> TASK:
Starting with the first line of the data below, copy each line up to and including the one containing "const yTicks = [5,10,15,20,25,30,35];". Pictures stay out.

——

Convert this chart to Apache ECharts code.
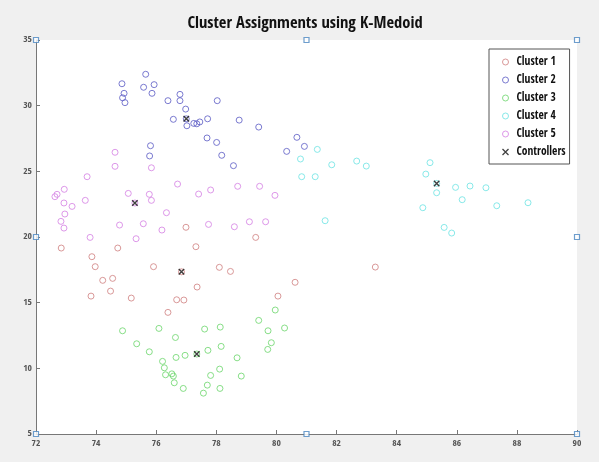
<!DOCTYPE html>
<html><head><meta charset="utf-8">
<script src="https://cdn.jsdelivr.net/npm/echarts@6/dist/echarts.min.js"></script>
<style>html,body{margin:0;padding:0;background:#f0f0f0;}#c{width:599px;height:462px;}</style>
</head><body><div id="c"></div>
<script>
const titleText = 'Cluster Assignments using K-Medoid';
const seriesNames = ['Cluster 1','Cluster 2','Cluster 3','Cluster 4','Cluster 5','Controllers'];
const xTicks = [72,74,76,78,80,82,84,86,88,90];
const yTicks = [5,10,15,20,25,30,35];

const cluster1 = [[72.84,19.16],[74.72,19.16],[76.99,20.74],[77.32,19.26],[73.86,18.50],[73.97,17.74],[75.91,17.74],[76.84,17.35],[78.10,17.69],[78.47,17.38],[74.22,16.70],[74.55,16.85],[74.48,15.88],[73.83,15.50],[75.17,15.35],[77.36,16.19],[76.68,15.22],[76.92,15.20],[76.39,14.26],[79.31,19.97],[83.29,17.71],[80.62,16.55],[80.05,15.50]];
const cluster2 = [[75.65,32.39],[74.86,31.67],[75.58,31.40],[75.93,31.60],[75.86,30.94],[74.93,30.94],[74.88,30.60],[74.96,30.23],[76.39,30.38],[76.79,30.86],[76.79,30.38],[76.98,29.74],[77.00,29.00],[76.57,28.96],[77.02,28.47],[77.25,28.65],[77.35,28.62],[77.45,28.76],[77.71,29.00],[78.03,30.38],[78.76,28.90],[77.69,27.54],[78.01,27.20],[78.18,26.22],[78.57,25.43],[75.81,26.95],[75.78,26.17],[79.41,28.37],[80.68,27.59],[80.93,26.90],[80.34,26.52]];
const cluster3 = [[74.88,12.86],[76.09,13.04],[76.64,12.35],[77.61,12.99],[78.13,13.14],[75.35,11.87],[75.77,11.26],[76.66,10.83],[76.96,10.99],[77.35,11.09],[77.72,11.37],[78.16,11.67],[78.69,10.80],[76.21,10.53],[76.27,10.04],[76.31,9.51],[76.52,9.58],[76.57,9.41],[76.60,8.90],[76.90,8.47],[77.57,8.11],[77.70,8.72],[77.81,9.46],[78.11,9.94],[78.12,8.47],[78.83,9.41],[79.96,14.44],[79.41,13.65],[80.27,13.07],[79.72,12.86],[79.83,11.95],[79.71,11.44]];
const cluster4 = [[81.62,21.24],[81.36,26.67],[80.80,25.94],[81.84,25.50],[82.67,25.78],[82.99,25.40],[80.84,24.59],[81.29,24.59],[85.11,25.66],[84.97,24.79],[85.33,24.08],[85.33,23.37],[85.96,23.78],[86.44,23.88],[86.97,23.75],[86.18,22.84],[84.87,22.23],[87.33,22.38],[88.37,22.61],[85.58,20.73],[85.83,20.30]];
const cluster5 = [[75.84,25.27],[74.63,26.45],[74.63,25.38],[73.70,24.59],[72.94,23.63],[72.70,23.25],[72.63,23.07],[72.93,22.59],[73.20,22.33],[73.64,22.79],[72.96,21.75],[72.83,21.19],[72.93,20.68],[73.80,19.97],[75.07,23.32],[75.29,22.59],[75.77,23.25],[75.84,22.79],[76.71,24.03],[77.41,23.27],[77.81,23.58],[78.71,23.86],[76.34,21.85],[74.78,20.91],[75.57,21.01],[76.19,20.53],[77.74,20.96],[78.60,20.78],[75.33,19.87],[79.10,21.16],[79.64,21.16],[79.44,23.86],[79.95,23.17]];
const controllers = [[77.00,29.00],[75.29,22.59],[76.84,17.35],[77.35,11.09],[85.33,24.08]];
const boundary = [[72,35],[81,35],[90,35],[72,20],[90,20],[72,5],[81,5],[90,5]];

const colors = ['#d07f7f','#5a5ac4','#6ad66a','#6be3e3','#d47fe3','#111111'];
const FONT = '"Liberation Sans Narrow","Open Sans Condensed","DejaVu Sans Condensed","Liberation Sans",sans-serif';
const xPath = 'path://M0,0L10,10M10,0L0,10';

const chart = echarts.init(document.getElementById('c'), null, {renderer:'canvas'});
const clusters = [cluster1,cluster2,cluster3,cluster4,cluster5];
const series = clusters.map((d,i)=>({
  name: seriesNames[i], type:'scatter', data:d, symbol:'circle', symbolSize:6,
  itemStyle:{color:'rgba(255,255,255,0)', borderColor:colors[i], borderWidth:1}, z:2
}));
series.push({
  name: seriesNames[5], type:'scatter', data:controllers, symbol:xPath, symbolSize:5.5,
  itemStyle:{color:'none', borderColor:'#111', borderWidth:1.4}, z:4
});
series.push({
  name:'bounds', type:'scatter', data:boundary, symbol:'rect', symbolSize:5,
  itemStyle:{color:'#ffffff', borderColor:'#4a86c0', borderWidth:1.2}, z:5
});

chart.setOption({
  backgroundColor:'#f0f0f0',
  animation:false,
  title:{text:titleText, left:300, textAlign:'center', top:10,
    textStyle:{fontFamily:FONT, fontSize:16.5, fontWeight:'bold', color:'#111'}},
  legend:{
    data: seriesNames.map((n,i)=>({name:n, icon: i<5 ? 'circle' : xPath,
      itemStyle: i<5 ? {color:'#ffffff', borderColor:colors[i], borderWidth:1} : {color:'none', borderColor:'#111', borderWidth:1.3}})),
    orient:'vertical', left:489, top:49, itemWidth:6, itemHeight:6, itemGap:6,
    backgroundColor:'#ffffff', borderColor:'#555', borderWidth:1, padding:[7,4,6,11],
    textStyle:{fontFamily:FONT, fontSize:11.5, fontWeight:'bold', color:'#111', padding:[0,0,0,3]}
  },
  grid:{left:36, right:22, top:40, bottom:28, show:true, backgroundColor:'#ffffff', borderWidth:0},
  xAxis:{type:'value', min:72, max:90, interval:2,
    axisLine:{lineStyle:{color:'#777'}}, axisTick:{inside:true, length:4, lineStyle:{color:'#777'}},
    splitLine:{show:false},
    axisLabel:{fontFamily:FONT, fontSize:9.5, color:'#555', margin:5}},
  yAxis:{type:'value', min:5, max:35, interval:5,
    axisLine:{show:true, lineStyle:{color:'#777'}}, axisTick:{show:true, inside:true, length:4, lineStyle:{color:'#777'}},
    splitLine:{show:false},
    axisLabel:{fontFamily:FONT, fontSize:9.5, color:'#555', margin:4}},
  series: series
});
</script></body></html>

——

> TASK SOLUTION:
Convert this chart to Apache ECharts code.
<!DOCTYPE html>
<html><head><meta charset="utf-8">
<script src="https://cdn.jsdelivr.net/npm/echarts@6/dist/echarts.min.js"></script>
<style>html,body{margin:0;padding:0;background:#f0f0f0;}#c{width:599px;height:462px;}</style>
</head><body><div id="c"></div>
<script>
const titleText = 'Cluster Assignments using K-Medoid';
const seriesNames = ['Cluster 1','Cluster 2','Cluster 3','Cluster 4','Cluster 5','Controllers'];
const xTicks = [72,74,76,78,80,82,84,86,88,90];
const yTicks = [5,10,15,20,25,30,35];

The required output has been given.